Without such a process occurring, outsiders will be unable to look at the market and garner any reliable knowledge about the state of the world. Normal incentives would determine that the dominant view is overwhelmingly expressed, even if it is only weakly preferred by most investors. Since the development and dissemination of reliable knowledge is one of the primary purposes of the academy, it is academically crucial for rationalization to take place. In the case of “The Case for Colonialism”, where other scholars have called not just for the retraction of the paper but for the revocation of its author’s degree, it’s clear that the unpopular view was incredibly expensive to express. Such a discipline cannot be a systematically reliable source of knowledge for the outside world.
Even granting for the sake of argument that “The Case for Colonialism” failed to meet academic standards, and that there are no “free speech” interests at play germane to the article’s publication, there are at least two good reasons academics and academic journals should be hesitant to call for retraction. Firstly, articles like this promote dialogue about disciplines’ fundamental assumptions. Such questioning is necessary for the health of any academic field, and for fields that are up to the task, can provide legitimacy in the eyes of the rest of the academy – and of the public.

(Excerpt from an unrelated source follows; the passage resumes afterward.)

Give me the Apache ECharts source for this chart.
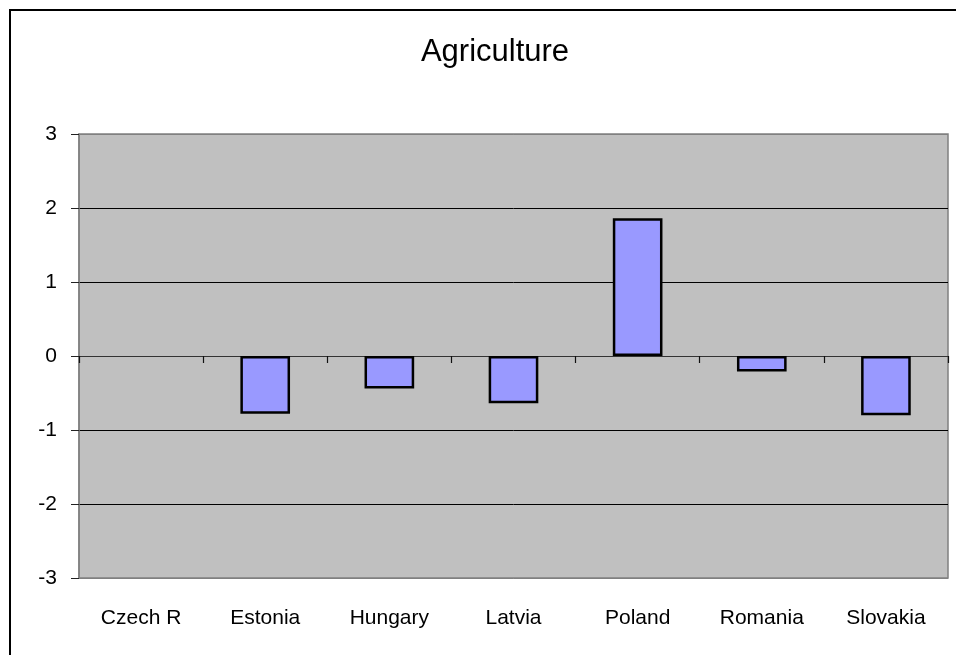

Secondly, in order to accurately estimate how likely various beliefs are to be true, a system must first either lower the cost or vastly raise the reward of expressing unpopular beliefs. Making it cheap to express unpopular opinions makes it easier for outsiders to gauge what the average viewpoint of a group of scholars might be. And when an article causes a controversy, calls to uphold a field’s standards should be met with some skepticism, especially when those standards would prohibit the publication of the unpopular opinion in the first instance. After all, if academic freedom doesn’t mean the protection of unpopular and disruptive minority views, what could it possibly be for?